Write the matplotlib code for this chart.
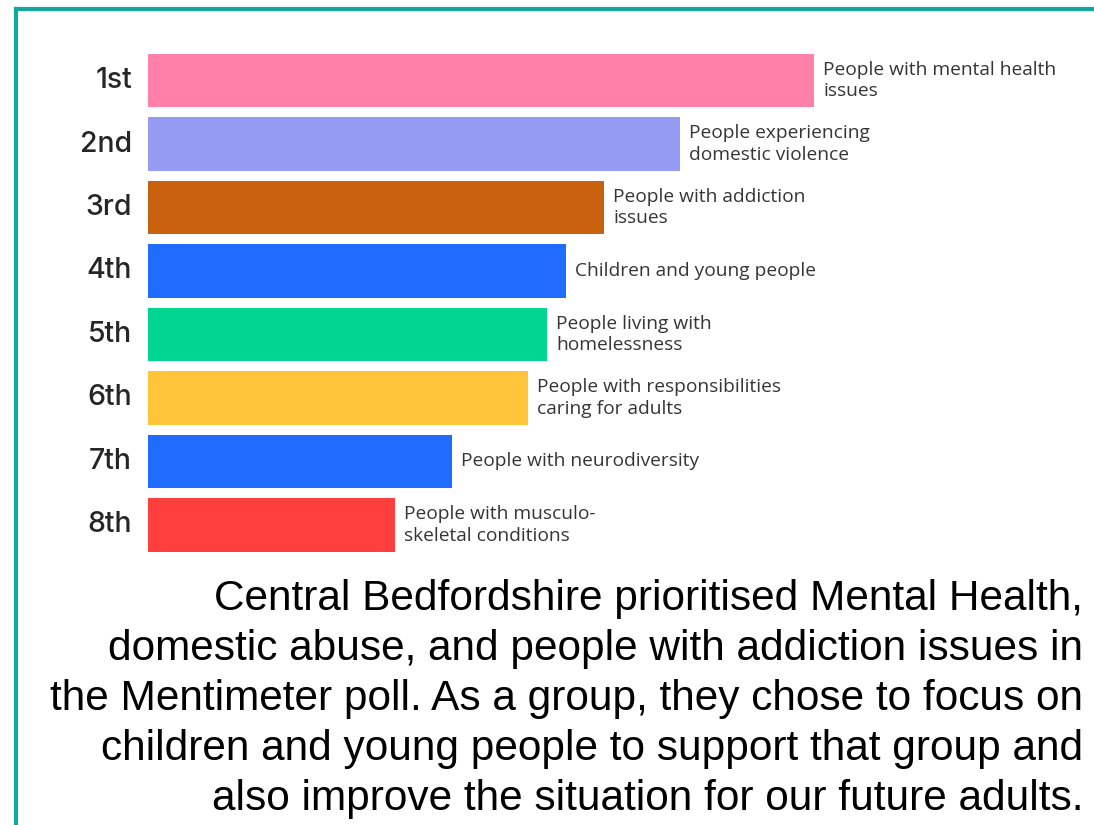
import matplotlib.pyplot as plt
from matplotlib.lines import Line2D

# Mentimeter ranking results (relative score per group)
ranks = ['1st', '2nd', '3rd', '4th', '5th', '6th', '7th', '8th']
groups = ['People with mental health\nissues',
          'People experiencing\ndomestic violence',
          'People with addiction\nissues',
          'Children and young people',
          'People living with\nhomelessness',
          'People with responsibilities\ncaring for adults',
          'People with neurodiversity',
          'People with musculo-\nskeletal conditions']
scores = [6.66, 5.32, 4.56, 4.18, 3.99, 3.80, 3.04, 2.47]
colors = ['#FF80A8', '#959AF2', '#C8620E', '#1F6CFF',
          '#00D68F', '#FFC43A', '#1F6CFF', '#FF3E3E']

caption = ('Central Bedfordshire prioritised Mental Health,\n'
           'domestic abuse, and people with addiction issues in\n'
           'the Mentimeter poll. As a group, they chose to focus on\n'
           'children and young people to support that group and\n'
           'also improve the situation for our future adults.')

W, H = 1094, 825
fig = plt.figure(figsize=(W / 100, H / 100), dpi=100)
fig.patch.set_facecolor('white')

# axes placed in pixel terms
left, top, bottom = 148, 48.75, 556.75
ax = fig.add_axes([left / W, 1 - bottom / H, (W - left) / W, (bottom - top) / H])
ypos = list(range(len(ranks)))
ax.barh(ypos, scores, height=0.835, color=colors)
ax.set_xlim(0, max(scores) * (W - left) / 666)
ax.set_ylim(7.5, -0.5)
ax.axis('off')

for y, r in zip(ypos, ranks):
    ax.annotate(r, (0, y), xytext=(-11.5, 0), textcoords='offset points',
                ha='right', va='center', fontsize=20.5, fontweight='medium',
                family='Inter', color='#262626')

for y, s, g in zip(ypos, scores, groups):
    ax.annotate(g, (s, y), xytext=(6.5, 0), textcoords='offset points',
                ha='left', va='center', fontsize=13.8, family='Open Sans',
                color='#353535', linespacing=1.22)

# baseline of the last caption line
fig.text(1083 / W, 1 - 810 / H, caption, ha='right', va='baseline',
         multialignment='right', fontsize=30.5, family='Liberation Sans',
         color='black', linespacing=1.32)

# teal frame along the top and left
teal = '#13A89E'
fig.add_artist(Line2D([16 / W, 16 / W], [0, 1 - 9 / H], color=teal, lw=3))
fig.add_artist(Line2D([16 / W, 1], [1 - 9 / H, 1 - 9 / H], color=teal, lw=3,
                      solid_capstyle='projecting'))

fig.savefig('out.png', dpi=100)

-*-

_Exercise goal_
Please extract exactly the lines of the data, from the first through the line containing "our future adults.')", and add no pictures to the copy.

_Solution for this task_
Write the matplotlib code for this chart.
import matplotlib.pyplot as plt
from matplotlib.lines import Line2D

# Mentimeter ranking results (relative score per group)
ranks = ['1st', '2nd', '3rd', '4th', '5th', '6th', '7th', '8th']
groups = ['People with mental health\nissues',
          'People experiencing\ndomestic violence',
          'People with addiction\nissues',
          'Children and young people',
          'People living with\nhomelessness',
          'People with responsibilities\ncaring for adults',
          'People with neurodiversity',
          'People with musculo-\nskeletal conditions']
scores = [6.66, 5.32, 4.56, 4.18, 3.99, 3.80, 3.04, 2.47]
colors = ['#FF80A8', '#959AF2', '#C8620E', '#1F6CFF',
          '#00D68F', '#FFC43A', '#1F6CFF', '#FF3E3E']

caption = ('Central Bedfordshire prioritised Mental Health,\n'
           'domestic abuse, and people with addiction issues in\n'
           'the Mentimeter poll. As a group, they chose to focus on\n'
           'children and young people to support that group and\n'
           'also improve the situation for our future adults.')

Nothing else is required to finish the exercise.